Summarization Configuration Overview#

The summarization section outlines the system’s summarization capabilities. It supports batch processing using a specified LLM model and embedding model. Prompts can be customized for various use cases. The default prompts are tailored to generate captions and summaries for warehouse videos, emphasizing irregular events.

Caption Prompt: This prompt is used in VSS only and are not used in Context Aware RAG and can be safely ignored if only using CA RAG.

Caption Summarization Prompt: This prompt generates a summary from a batch of captions. The batch_size parameter specifies the number of captions to be combined.

Summary Aggregation Prompt: After generating all batch summaries, this prompt is used to combine them into the final summary.

Chat Configuration Overview#

The chat section configures the chat capabilities, specifying the RAG type, LLM model, embedding model, and reranker model.

Context Manager Setup#

Next, set up the context manager. The context manager is used for both adding and retrieving documents.

from vss_ctx_rag.context_manager import ContextManager

with open("config/config.yaml", mode="r", encoding="utf8") as c:
        config = yaml.safe_load(c)
    ### IF USING VECTOR-RAG
    config["milvus_db_host"] = os.environ["MILVUS_HOST"]
    config["milvus_db_port"] = os.environ["MILVUS_PORT"]

    config["api_key"] = os.environ["NVIDIA_API_KEY"]

    class RequestInfo:
        def __init__(self):
            self.summarize = True
            self.enable_chat = False
            self.is_live = False
            self.uuid = "test_context_manager"
            self.caption_summarization_prompt = (
                "Return the input in it's entirety as is without any changes"
            )
            self.summary_aggregation_prompt = (
                "Combine the conversation into a single summary"
            )
            self.chunk_size = 0
            self.summary_duration = 0
            self.summarize_top_p = None
            self.summarize_temperature = None
            self.summarize_max_tokens = None
            self.chat_top_p = None
            self.chat_temperature = None
            self.chat_max_tokens = None
            self.notification_top_p = None
            self.notification_temperature = None
            self.notification_max_tokens = None
            self.rag_type = config["chat"]["rag"]

    req_info = RequestInfo()

    cm = ContextManager(config=config)
    cm.configure_update(config=config, req_info=req_info)
    ## cm doing work here
    cm.process.stop()

Document Ingestion#

Context manager can be used to ingest documents.

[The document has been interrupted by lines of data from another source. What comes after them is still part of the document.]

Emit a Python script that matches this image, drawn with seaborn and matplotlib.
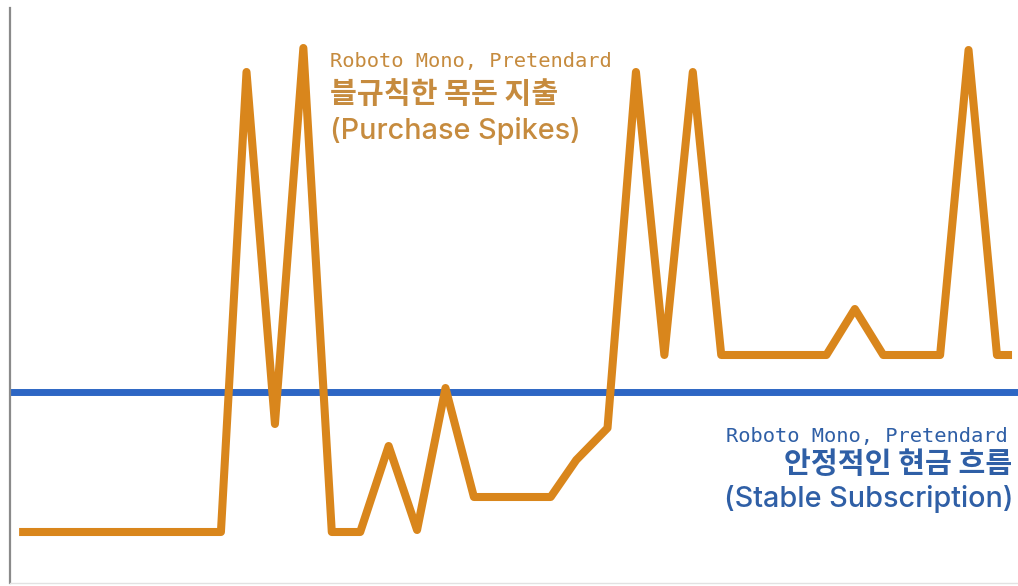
import numpy as np
import pandas as pd
import matplotlib
matplotlib.use("Agg")
import matplotlib.pyplot as plt
import seaborn as sns

# spending series (irregular lump-sum purchases), x = day index
spike_days = [0, 7.1, 8, 9, 10, 11, 12, 13, 14, 15, 16, 18.7, 19.6, 20.7,
              21.7, 22.7, 23.7, 24.7, 28.4, 29.4, 30.4, 32.4, 33.4, 34.4, 34.93]
spike_vals = [5.1, 5.1, 51.1, 15.9, 53.5, 5.1, 5.1, 13.7, 5.3, 19.5, 8.6, 8.6, 12.3, 15.5,
              51.1, 22.8, 51.1, 22.8, 22.8, 27.4, 22.8, 22.8, 53.3, 22.8, 22.8]
# stable subscription cash flow (flat)
stable_val = 19.1

spike_label = ["Roboto Mono, Pretendard", "블규칙한 목돈 지출", "(Purchase Spikes)"]
stable_label = ["Roboto Mono, Pretendard", "안정적인 현금 흐름", "(Stable Subscription)"]

orange = "#d9861c"
orange_txt = "#c68b3e"
blue = "#2d66c4"
blue_txt = "#2f5fa6"

sns.set_theme(style="white")
plt.rcParams['font.family'] = ['Noto Sans CJK KR', 'DejaVu Sans']

fig = plt.figure(figsize=(10.18, 5.86), dpi=100)
ax = fig.add_axes([10 / 1018, 3 / 586, 1 - 10 / 1018, 575 / 586])

df = pd.DataFrame({"day": spike_days, "amount": spike_vals})
sns.lineplot(data=df, x="day", y="amount", ax=ax, color=orange, linewidth=5.8,
             sort=False, estimator=None, solid_joinstyle="round",
             solid_capstyle="butt")
ax.axhline(stable_val, color=blue, linewidth=5.0, zorder=1)

ax.set_xlim(-0.32, 35.14)
ax.set_ylim(0, 57.5)
ax.set_xticks([])
ax.set_yticks([])
ax.set_xlabel("")
ax.set_ylabel("")
for s in ["top", "right"]:
    ax.spines[s].set_visible(False)
ax.spines["left"].set_color("#8a8a8a")
ax.spines["left"].set_linewidth(1.6)
ax.spines["bottom"].set_color("#e2e2e2")
ax.spines["bottom"].set_linewidth(1.0)

W, H = 1018, 586
# purchase spikes annotation
fig.text(330 / W, 1 - 67 / H, spike_label[0], color=orange_txt, fontsize=14.7,
         family="DejaVu Sans Mono", va="baseline", ha="left")
fig.text(330 / W, 1 - 94 / H, spike_label[1], color=orange_txt, fontsize=21,
         weight="bold", va="center", ha="left")
fig.text(330 / W, 1 - 131 / H, spike_label[2], color=orange_txt, fontsize=20.7,
         family=["Inter", "DejaVu Sans"], weight="medium", va="center", ha="left")

# stable subscription annotation
fig.text(1008 / W, 1 - 442 / H, stable_label[0], color=blue_txt, fontsize=14.7,
         family="DejaVu Sans Mono", va="baseline", ha="right")
fig.text(1012 / W, 1 - 464 / H, stable_label[1], color=blue_txt, fontsize=21,
         weight="bold", va="center", ha="right")
fig.text(1013 / W, 1 - 499 / H, stable_label[2], color=blue_txt, fontsize=20.7,
         family=["Inter", "DejaVu Sans"], weight="medium", va="center", ha="right")

fig.savefig("out.png", dpi=100)
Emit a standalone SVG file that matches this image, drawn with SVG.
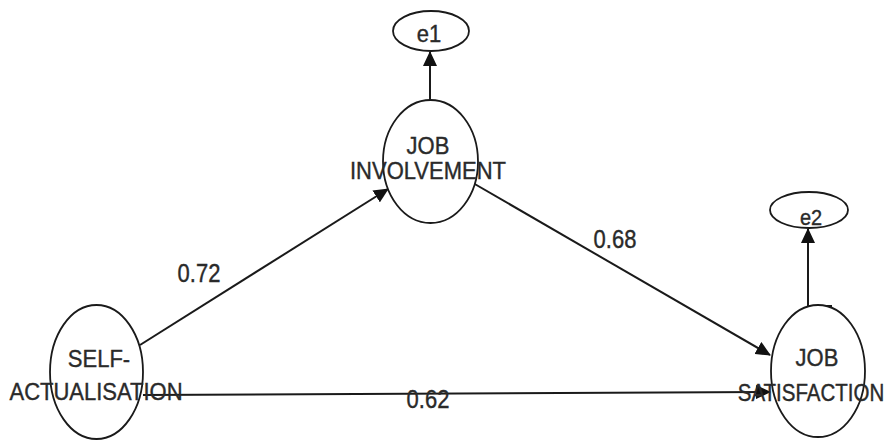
<svg xmlns="http://www.w3.org/2000/svg" width="891" height="441" viewBox="0 0 891 441">
<style>
.node{fill:#ffffff;stroke:#1a1a1a;stroke-width:1.8}
.lbl{font-family:"Liberation Sans",Arial,sans-serif;font-size:22px;fill:#2a2a2a;stroke:#2a2a2a;stroke-width:0.35;text-anchor:middle}
.edge{fill:none;stroke:#1a1a1a;stroke-width:2;marker-end:url(#arr)}
</style>
<defs>
<marker id="arr" markerUnits="userSpaceOnUse" markerWidth="16" markerHeight="14" refX="14" refY="7" orient="auto">
<path d="M0,0 L15,7 L0,14 Z" fill="#111"/>
</marker>
</defs>
<rect width="891" height="441" fill="#ffffff"/>
<g id="connectors">
<path class="edge" d="M430,100 V52"/>
<path class="edge" d="M832,306 H808 V229"/>
<path class="edge" d="M140,345 L388,189"/>
<path class="edge" d="M473,183 L770,355"/>
<path class="edge" d="M143,395 L770,392"/>
</g>
<g id="e1">
<ellipse class="node" cx="431" cy="31" rx="38" ry="20"/>
<text class="lbl" transform="translate(429,42) scale(1,1.12)">e1</text>
</g>
<g id="e2">
<ellipse class="node" cx="809" cy="210" rx="39" ry="18"/>
<text class="lbl" style="font-size:20px" transform="translate(811,225) scale(1,1.1)">e2</text>
</g>
<g id="job-involvement">
<ellipse class="node" cx="430.5" cy="161.5" rx="47.5" ry="61.5"/>
<text class="lbl" transform="translate(428,154) scale(1,1.12)">JOB</text>
<text class="lbl" transform="translate(428,179) scale(1,1.12)">INVOLVEMENT</text>
</g>
<g id="self-actualisation">
<ellipse class="node" cx="96.5" cy="372" rx="46.5" ry="67"/>
<text class="lbl" transform="translate(99,367) scale(1,1.12)">SELF-</text>
<text class="lbl" transform="translate(96,400) scale(1,1.12)">ACTUALISATION</text>
</g>
<g id="job-satisfaction">
<ellipse class="node" cx="818" cy="371" rx="47" ry="66"/>
<text class="lbl" transform="translate(817,366) scale(1,1.12)">JOB</text>
<text class="lbl" style="font-size:20.5px" transform="translate(811,401) scale(1,1.2)">SATISFACTION</text>
</g>
<g id="edge-labels">
<text class="lbl" transform="translate(199,282) scale(1,1.15)">0.72</text>
<text class="lbl" transform="translate(615,248) scale(1,1.15)">0.68</text>
<text class="lbl" transform="translate(428,408) scale(1,1.15)">0.62</text>
</g>
</svg>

cm.add_doc("User1: I went hiking to Mission Peak") ## Add documents to the context manager

Document Retrieval#

To retrieve documents, use the following code as an example:

question = "Where did the user go hiking?"
result = cm.call(
    {
        "chat": {
            "question": question,
            "is_live": False,
            "is_last": False,
        }
    }
)
logger.info(f"Response {result['chat']['response']}")